Nevertheless most guerrilla groups indicate they will refrain from directly attacking withdrawing forces, so Moscow will not have an excuse to perpetuate its occupation. But the more fundamentalist groups say they will fight the Soviets wherever they may be.
In recent weeks, the mujahideen, as guerrillas are known, have stepped up actions against Kabul and Afghan government-controlled regional centers such as Gardez, where the Soviets have been obliged to deploy heavy air cover to keep vehicles moving.
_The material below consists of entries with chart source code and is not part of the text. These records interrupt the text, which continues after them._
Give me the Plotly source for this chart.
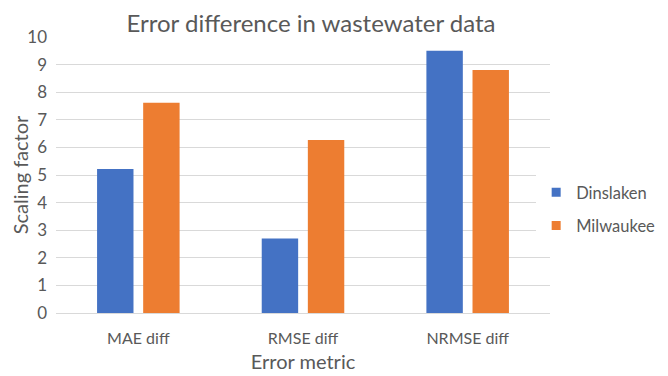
import plotly.graph_objects as go

categories = ["MAE diff", "RMSE diff", "NRMSE diff"]
dinslaken = [5.22, 2.7, 9.5]
milwaukee = [7.62, 6.27, 8.8]
y_ticks = list(range(0, 11))
series_names = ["Dinslaken", "Milwaukee"]
series_colors = ["#4472C4", "#ED7D31"]

FONT = "Lato"
GREY = "#595959"

fig = go.Figure()
for name, vals, col in zip(series_names, [dinslaken, milwaukee], series_colors):
    fig.add_trace(go.Bar(name=name, x=categories, y=vals,
                         marker=dict(color=col, line=dict(width=0)),
                         showlegend=False))
for i, (name, col) in enumerate(zip(series_names, series_colors)):
    fig.add_trace(go.Scatter(name=name, x=[None], y=[None], mode="markers",
                             marker=dict(symbol="square", size=9, color=col),
                             legendgroup=str(i), showlegend=True))

fig.update_layout(
    width=668, height=376,
    margin=dict(l=47.5, r=126, t=29, b=71, autoexpand=False),
    paper_bgcolor="white", plot_bgcolor="white",
    barmode="group", bargap=0.44, bargroupgap=0.21,
    title=dict(text="Error difference in wastewater data", x=303 / 668, xanchor="center",
               y=1 - 16 / 376, yanchor="middle",
               font=dict(family=FONT, size=24, color=GREY)),
    font=dict(family=FONT, color=GREY),
    legend=dict(x=0.972, xanchor="left", y=0.377, yanchor="middle",
                font=dict(family=FONT, size=16.5, color=GREY),
                tracegroupgap=9, itemwidth=30),
    xaxis=dict(showgrid=False, showline=False, ticks="", automargin=False,
               tickfont=dict(size=16, color=GREY), ticklabelstandoff=14,
               title=dict(text="Error metric", font=dict(size=20, color=GREY), standoff=8)),
    yaxis=dict(range=[0, 10], tickvals=y_ticks, showgrid=True, gridcolor="#d9d9d9",
               gridwidth=1, zeroline=True, zerolinecolor="#d9d9d9", zerolinewidth=1,
               showline=False, ticks="", ticklabelstandoff=8, automargin=False,
               tickfont=dict(size=17, color=GREY),
               title=dict(text="Scaling factor", font=dict(size=20, color=GREY), standoff=0)),
)

fig.write_html("out.html")
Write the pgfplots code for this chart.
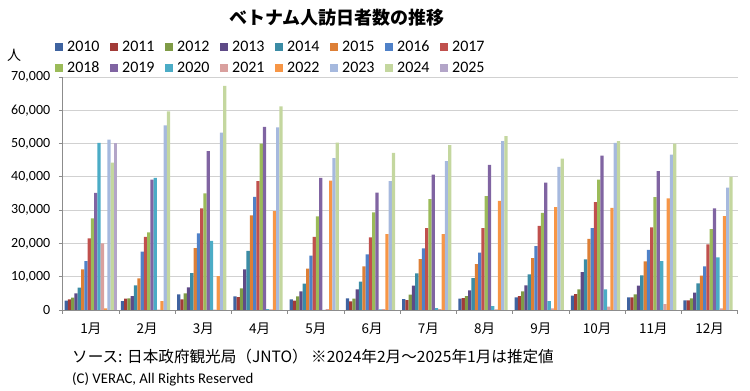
\documentclass[border=0pt]{standalone}
\usepackage{pgfplots}
\pgfplotsset{compat=1.18}
\usepackage{pgfplotstable}
\usepackage{fontspec}
\setmainfont{Carlito}
\newfontfamily\jp{Noto Sans CJK JP}

\definecolor{c2010}{HTML}{3F63A0}
\definecolor{c2011}{HTML}{A23B38}
\definecolor{c2012}{HTML}{7F9B46}
\definecolor{c2013}{HTML}{5E4A87}
\definecolor{c2014}{HTML}{3B8CA5}
\definecolor{c2015}{HTML}{DD7F36}
\definecolor{c2016}{HTML}{4F81C8}
\definecolor{c2017}{HTML}{C0504D}
\definecolor{c2018}{HTML}{9BBB59}
\definecolor{c2019}{HTML}{8064A2}
\definecolor{c2020}{HTML}{4BACC6}
\definecolor{c2021}{HTML}{D9A09E}
\definecolor{c2022}{HTML}{F79646}
\definecolor{c2023}{HTML}{A6B9DE}
\definecolor{c2024}{HTML}{C4D79F}
\definecolor{c2025}{HTML}{B3A5C8}

\pgfplotstableread{
m y2010 y2011 y2012 y2013 y2014 y2015 y2016 y2017 y2018 y2019 y2020 y2021 y2022 y2023 y2024
0  2800 3200 3700  5000  6700 12200 14700 21500 27500 35200 50200 20000   500 51200 44300
1  2700 3400 3500  4200  7400  9500 17500 22000 23300 39200 39700   100  2700 55500 59700
2  4700 3200 5000  6800 11100 18600 23000 30500 35000 47700 20800   100 10200 53300 67300
3  4100 3900 6500 12200 17800 28400 34000 38700 50000 55000   300   200 29700 54900 61200
4  3200 2800 4100  5600  7900 12400 16300 22000 28100 39700     0   300 38900 45600 50300
5  3500 2600 3400  6200  8500 13100 16700 21800 29300 35300   200   300 22800 38700 47200
6  3300 3000 4600  7300 11000 15300 18500 24600 33300 40700   600   300 22800 44700 49500
7  3400 3600 4200  5900  9600 13800 17200 24600 34200 43600  1200   200 32800 50700 52200
8  3800 4200 5600  7400 10700 15600 19200 25300 29200 38300  2700   500 30900 43000 45500
9  4300 4800 6200 11400 15200 21400 24600 32400 39200 46400  6200  1000 30700 50200 50700
10 3800 3800 4700  7300 10400 14600 18100 24800 33900 41700 14700  1800 33500 46700 50000
11 2900 2900 3500  5200  8000 10300 13100 19700 24300 30500 15800   500 28200 36800 40000
}\data

\begin{document}
\begin{tikzpicture}[x=1pt,y=1pt]
\useasboundingbox (0,0) rectangle (750,391);
\begin{axis}[
  at={(62.75pt,81pt)}, anchor=south west,
  scale only axis, width=675pt, height=233pt,
  ybar=0pt, bar width=3.29pt,
  xmin=-0.5, xmax=11.5, ymin=0, ymax=70000,
  axis x line*=bottom, axis y line*=left,
  axis line style={draw=black!45, line width=0.8pt},
  tick align=outside,
  xtick={0,...,11},
  xticklabels={1月,2月,3月,4月,5月,6月,7月,8月,9月,10月,11月,12月},
  xticklabel style={font=\jp\fontsize{13.5}{14}\selectfont, yshift=-5pt},
  major x tick style={draw=none},
  minor xtick={-0.5,0.5,...,11.5},
  minor tick length=4pt,
  minor x tick style={draw=black!45, line width=0.8pt},
  ytick={0,10000,...,70000},
  major tick length=4pt,
  major y tick style={draw=black!45, line width=0.8pt},
  scaled y ticks=false,
  yticklabel style={font=\fontsize{14}{14}\selectfont,
    /pgf/number format/assume math mode=true,
    /pgf/number format/fixed,
    /pgf/number format/1000 sep={,}, xshift=-5pt},
  ymajorgrids, grid style={draw=black!18, line width=0.8pt},
  legend columns=8,
  legend image code/.code={\fill[#1] (0pt,-4pt) rectangle (8pt,4pt);},
  legend style={at={(-0.016,1.165)}, anchor=north west, draw=none, fill=none,
    font=\fontsize{16}{16}\selectfont, column sep=4pt, row sep=8pt,
    nodes={inner sep=0pt, text height=11pt, text depth=2pt}},
  legend cell align=left,
]
\addplot[fill=c2010,draw=none] table[x=m,y=y2010]{\data};
\addplot[fill=c2011,draw=none] table[x=m,y=y2011]{\data};
\addplot[fill=c2012,draw=none] table[x=m,y=y2012]{\data};
\addplot[fill=c2013,draw=none] table[x=m,y=y2013]{\data};
\addplot[fill=c2014,draw=none] table[x=m,y=y2014]{\data};
\addplot[fill=c2015,draw=none] table[x=m,y=y2015]{\data};
\addplot[fill=c2016,draw=none] table[x=m,y=y2016]{\data};
\addplot[fill=c2017,draw=none] table[x=m,y=y2017]{\data};
\addplot[fill=c2018,draw=none] table[x=m,y=y2018]{\data};
\addplot[fill=c2019,draw=none] table[x=m,y=y2019]{\data};
\addplot[fill=c2020,draw=none] table[x=m,y=y2020]{\data};
\addplot[fill=c2021,draw=none] table[x=m,y=y2021]{\data};
\addplot[fill=c2022,draw=none] table[x=m,y=y2022]{\data};
\addplot[fill=c2023,draw=none] table[x=m,y=y2023]{\data};
\addplot[fill=c2024,draw=none] table[x=m,y=y2024]{\data};
\addplot[fill=c2025,draw=none] coordinates {(0,50200)};
\legend{\makebox[39pt][l]{2010},\makebox[39pt][l]{2011},\makebox[39pt][l]{2012},\makebox[39pt][l]{2013},
\makebox[39pt][l]{2014},\makebox[39pt][l]{2015},\makebox[39pt][l]{2016},\makebox[39pt][l]{2017},
\makebox[39pt][l]{2018},\makebox[39pt][l]{2019},\makebox[39pt][l]{2020},\makebox[39pt][l]{2021},
\makebox[39pt][l]{2022},\makebox[39pt][l]{2023},\makebox[39pt][l]{2024},\makebox[39pt][l]{2025}}
\end{axis}
\node[font=\jp\bfseries\fontsize{18}{18}\selectfont] at (337,373) {ベトナム人訪日者数の推移};
\node[font=\jp\fontsize{14}{14}\selectfont] at (14,336) {人};
\node[anchor=west, font=\jp\fontsize{15.6}{16}\selectfont, inner sep=0pt] at (72,34) {ソース: 日本政府観光局（JNTO）\ ※2024年2月～2025年1月は推定値};
\node[anchor=west, font=\fontsize{14.8}{15}\selectfont, inner sep=0pt] at (72,12) {(C) VERAC, All Rights Reserved};
\end{tikzpicture}
\end{document}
With rockets hitting and reportedly destroying aircraft on the ground, Western diplomats say Soviet troops have increased their defense responsibilities around Kabul airport. The Afghan regime also announced the creation of a special security force to protect the capital. The guerrillas are now reportedly operating within 10 miles of the city center. At least 150 rockets were fired into the city during the third week of July, killing both military personnel and civilians. One rocket hit the French Embassy; another landed near the US Embassy compound.
Not all the missiles are believed to have been launched by the guerrillas, diplomats say. Some sources suggest the government may be responsible, in a bid to discredit the resistance for firing indiscriminately into civilian areas.
In a move bitterly criticized by the Kabul regime, Western embassies are in the process of removing all dependents and nonessential personnel from the city. Most East Europeans, too, have reduced their diplomatic representations or withdrawn advisers. Such developments are widely seen by Western observers as lack of confidence by East-bloc nations in the ability of the faction-ridden ruling party to hold its own against the resistance.
Similarly, diplomats feel that Soviet charges last month of direct Pakistani military participation in guerrilla rocket attacks may be an attempt to rationalize the inability of Soviet-Afghan forces to defend the capital and to explain recent military setbacks elsewhere.
At press time, Western and resistance sources in Pakistan were unable to confirm Moscow's claims that it has withdrawn its 2,000 remaining troops from the strategic city of Kandahar.
Resistance sources say the Soviet Army has been bringing in Soviet-trained sarandoy (militia) and Army contingents to replace its forces and defend Kabul's last major stronghold in the south.
As long as Soviet troops remained, many observers have considered it unlikely that Kandahar would fall. These observers are keenly watching the Kandahar situation for indications of what might follow a Soviet departure, as the war develops into more of an Afghan-against-Afghan conflict.
``If the Soviets have indeed left, what happens in Kandahar will prove to be a key to what happens elsewhere in the country,'' says a West European diplomat in Islamabad. Some predict a government collapse within six to eight weeks; others caution that Kandahar's militia forces have already proven to be tough fighters.